On June 12, 2026, the Cabinet of Ministers signed Resolution No. 768, which came into force on June 15. Formally, it is a change to military pay calculations. In practice, it is an attempt to replace the logic of "mobilized until the end of the war" with the logic of a fixed-term contract with a clear exit.
Three contracts — three risks
The Ministry of Defense introduced three types of contracts. The shortest and most dangerous is the infantry assault contract: 10 months for current military personnel, 14 months for civilians. Combat and basic contracts are up to 24 months depending on position. General rule: all can sign contracts for periods from 6 to 24 months.
The difference is not only in duration but in the formula for rest after service. For the infantry assault contract, a coefficient applies: each month on the frontline is multiplied by three — that is, three months of rest for every 30 days of combat. For 24-month contracts, it is one to one.

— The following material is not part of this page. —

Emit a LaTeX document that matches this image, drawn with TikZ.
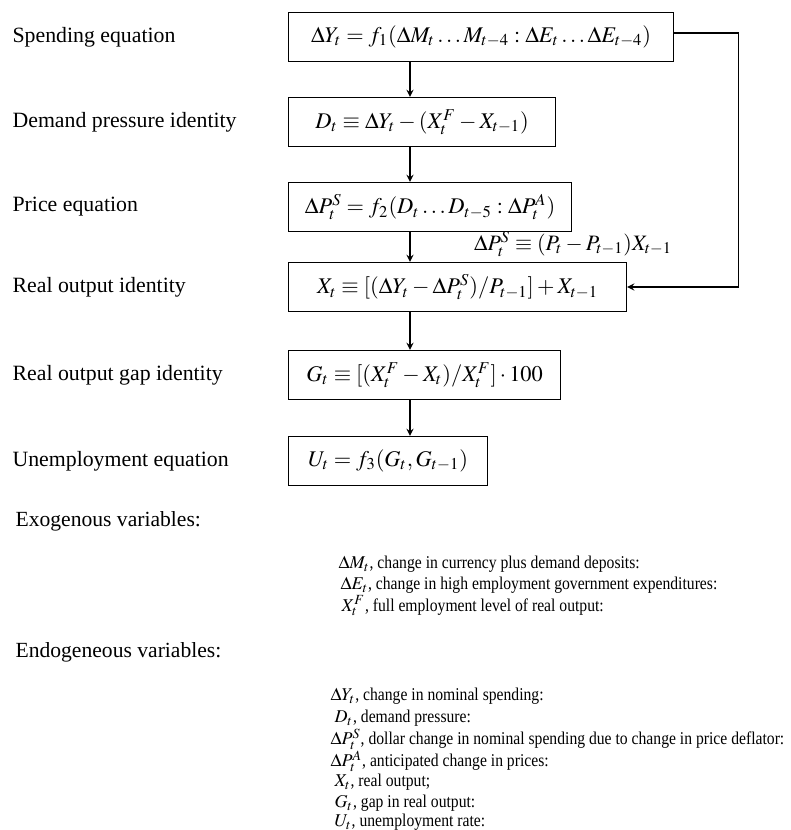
\documentclass[tikz,border=0pt]{standalone}
\usepackage{mathptmx}
\usepackage{fontspec}
\setmainfont{Liberation Serif}
\newfontfamily\listfont{Liberation Serif}[FakeStretch=0.87]

\begin{document}
\begin{tikzpicture}[x=0.5pt,y=-0.5pt,>=stealth,line width=0.6pt,
  eqbox/.style={draw, anchor=west, minimum height=24.5pt, inner sep=2pt, font=\fontsize{11.2}{13}\selectfont},
  rowlbl/.style={anchor=west, inner sep=0pt, font=\fontsize{10.9}{12}\selectfont},
  headlbl/.style={anchor=west, inner sep=0pt, font=\fontsize{10.8}{12}\selectfont},
  varlbl/.style={anchor=west, inner sep=0pt, font=\listfont\fontsize{9}{10}\selectfont}]
  \useasboundingbox (0,0) rectangle (791,830);
  % equation boxes
  \node[eqbox, minimum width=192.5pt] (b1) at (288,37)
    {$\Delta Y_t = f_1(\Delta M_t \ldots M_{t-4} : \Delta E_t \ldots \Delta E_{t-4})$};
  \node[eqbox, minimum width=133.5pt] (b2) at (288,122)
    {$D_t \equiv \Delta Y_t - (X_t^F - X_{t-1})$};
  \node[eqbox, minimum width=141.5pt] (b3) at (288,207)
    {$\Delta P_t^S = f_2(D_t \ldots D_{t-5} : \Delta P_t^A)$};
  \node[eqbox, minimum width=169pt] (b4) at (288,287)
    {$X_t \equiv [(\Delta Y_t - \Delta P_t^S)/P_{t-1}] + X_{t-1}$};
  \node[eqbox, minimum width=136pt] (b5) at (288,375)
    {$G_t \equiv [(X_t^F - X_t)/X_t^F] \cdot 100$};
  \node[eqbox, minimum width=99.5pt] (b6) at (288,461)
    {$U_t = f_3(G_t, G_{t-1})$};
  % row labels
  \coordinate (lx) at (12,0);
  \foreach \t [count=\i] in {Spending equation, Demand pressure identity,
      Price equation, Real output identity, Real output gap identity,
      Unemployment equation}
    \node[rowlbl] (lbl\i) at (lx |- b\i) {\t};
  % flow arrows
  \coordinate (ax) at (410,0);
  \foreach \a/\b in {b1/b2, b2/b3, b3/b4, b4/b5, b5/b6}
    \path[draw,->] (\a.south -| ax) -- (\b.north -| ax);
  \path[draw,->] ([yshift=2pt]b1.east) -- ++(64,0) |- (b4.east);
  \node[font=\fontsize{11}{13}\selectfont] (dPs) at (573,244)
    {$\Delta P_t^S \equiv (P_t - P_{t-1})X_{t-1}$};
  % variable lists
  \node[headlbl] (exo) at (15,521) {Exogenous variables:};
  \foreach \x/\y/\t [count=\i] in {
      338/564/{$\Delta M_t$, change in currency plus demand deposits:},
      340/585/{$\Delta E_t$, change in high employment government expenditures:},
      341/606/{$X_t^F$, full employment level of real output:}}
    \node[varlbl] (ex\i) at (\x,\y) {\t};
  \node[headlbl] (endo) at (15,652) {Endogeneous variables:};
  \foreach \x/\y/\t [count=\i] in {
      330/696/{$\Delta Y_t$, change in nominal spending:},
      334/718/{$D_t$, demand pressure:},
      330/739/{$\Delta P_t^S$, dollar change in nominal spending due to change in price deflator:},
      330/761/{$\Delta P_t^A$, anticipated change in prices:},
      334/782/{$X_t$, real output;},
      334/803/{$G_t$, gap in real output:},
      334/822/{$U_t$, unemployment rate:}}
    \node[varlbl] (en\i) at (\x,\y) {\t};
\end{tikzpicture}
\end{document}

How much is paid and to whom
Basic military pay remains at 20,000 hryvnias per month. Allowances transform this amount beyond recognition: on the frontline, payments reach 460,000 hryvnias per month; for capturing an enemy soldier — 100,000 hryvnias. Separately, there are additional payments under the "motivation contract" up to 170,000 hryvnias, which appear in headlines but are only one element of the system, not the overall ceiling.
Military personnel who provide logistics and unit support without other allowances will receive at least 30,000 hryvnias. Instructors — an additional 15,000 to 30,000 depending on workload.

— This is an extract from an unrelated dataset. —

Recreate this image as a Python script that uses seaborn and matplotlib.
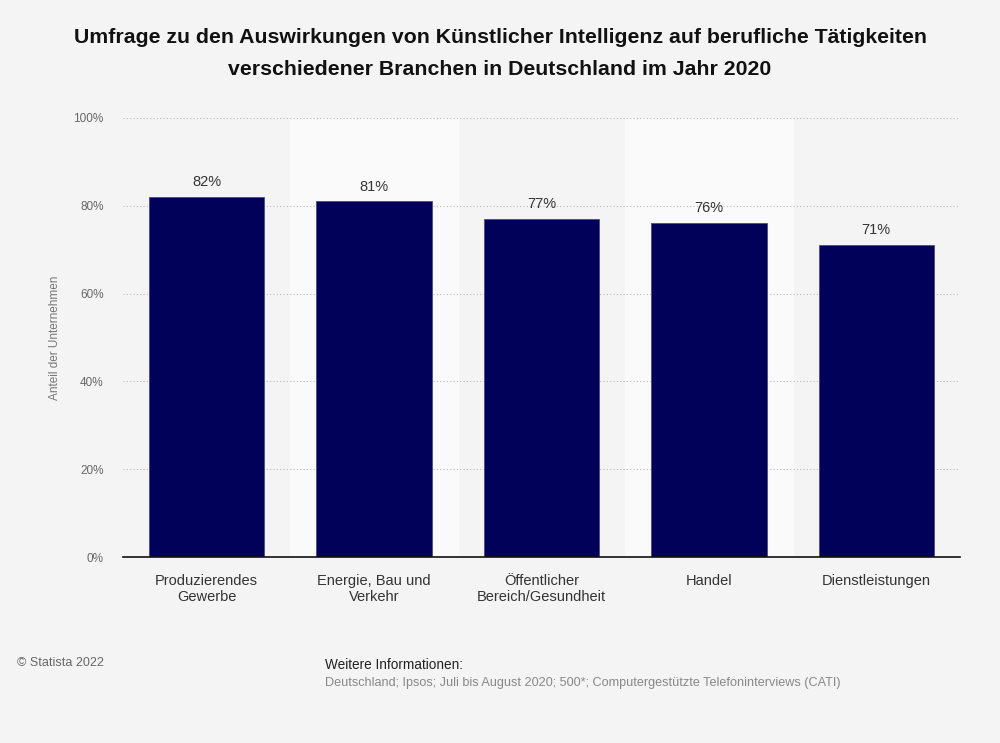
import matplotlib
matplotlib.use('Agg')
import matplotlib.pyplot as plt
import seaborn as sns
import pandas as pd

# Daten aus der Grafik
branchen = ["Produzierendes\nGewerbe", "Energie, Bau und\nVerkehr",
            "Öffentlicher\nBereich/Gesundheit", "Handel", "Dienstleistungen"]
anteile = [82, 81, 77, 76, 71]
y_ticks = [0, 20, 40, 60, 80, 100]

df = pd.DataFrame({"Branche": branchen, "Anteil": anteile})

sns.set_theme(style="white")
plt.rcParams['font.family'] = ['Liberation Sans', 'DejaVu Sans']

BG = "#f4f4f4"
fig = plt.figure(figsize=(10, 7.43), dpi=100, facecolor=BG)
ax = fig.add_axes([0.123, 0.2503, 0.837, 0.5909])
ax.set_facecolor(BG)

# hellere Hintergrundstreifen hinter jeder zweiten Kategorie
for i in range(len(branchen)):
    if i % 2 == 1:
        ax.axvspan(i - 0.5, i + 0.5, color="#fafafa", zorder=0)

sns.barplot(data=df, x="Branche", y="Anteil", color="#01015a", width=0.69,
            edgecolor="#4a4a8a", linewidth=0.6, saturation=1, ax=ax, zorder=3)

for i, v in enumerate(anteile):
    ax.text(i, v + 1.8, f"{v}%", ha="center", va="bottom", fontsize=10.5,
            color="#333333", zorder=4)

ax.set_xlim(-0.5, len(branchen) - 0.5)
ax.set_ylim(0, 100)
ax.set_yticks(y_ticks)
ax.set_yticklabels([f"{t}%" for t in y_ticks], fontsize=8.5, color="#666666")
ax.yaxis.grid(True, linestyle=(0, (1, 2)), color="#bbbbbb", linewidth=0.8)
ax.set_axisbelow(True)
ax.tick_params(axis="y", length=0, pad=14)
ax.tick_params(axis="x", length=0, pad=12, labelsize=10.5, labelcolor="#333333")
for s in ["top", "right", "left"]:
    ax.spines[s].set_visible(False)
ax.spines["bottom"].set_color("#111111")
ax.spines["bottom"].set_linewidth(1.2)
ax.spines["bottom"].set_zorder(5)

ax.set_xlabel("")
ax.set_ylabel("Anteil der Unternehmen", fontsize=8.5, color="#777777", labelpad=0)
ax.yaxis.set_label_coords(-0.074, 0.5)

fig.text(0.5, 0.928, "Umfrage zu den Auswirkungen von Künstlicher Intelligenz auf berufliche Tätigkeiten\n"
         "verschiedener Branchen in Deutschland im Jahr 2020",
         ha="center", va="center", fontsize=15.3, fontweight="bold", color="#111111",
         linespacing=1.85)

fig.text(0.017, 0.107, "© Statista 2022", fontsize=9, color="#666666", va="center")
fig.text(0.325, 0.105, "Weitere Informationen:", fontsize=9.8, color="#222222", va="center")
fig.text(0.325, 0.081, "Deutschland; Ipsos; Juli bis August 2020; 500*; Computergestützte Telefoninterviews (CATI)",
         fontsize=9.1, color="#888888", va="center")

fig.savefig("out.png", dpi=100, facecolor=BG)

Return of "deserters" and amnesty program
In parallel with the new contracts, a program has been launched for voluntary return of those who unlawfully left their unit — without assignment to the reserve battalion and without criminal prosecution under this provision. This is a signal: the state is trying to bring people back with incentives, not just punishment.
Two years for testing
The experimental project will run until June 2028.
Cabinet Resolution No. 768 of June 12, 2026
The word "experimental" here is not merely formality. If the system does not produce results in recruitment, the government can wind it down or rewrite it before martial law ends. For consultations, the Ministry of Defense opened a hotline 1519.
The key question is not in payment figures, but in the mechanism of guarantees: if martial law is extended in June 2028, will contracts signed now remain valid — and who will be responsible for fulfilling the obligation "served — discharged"?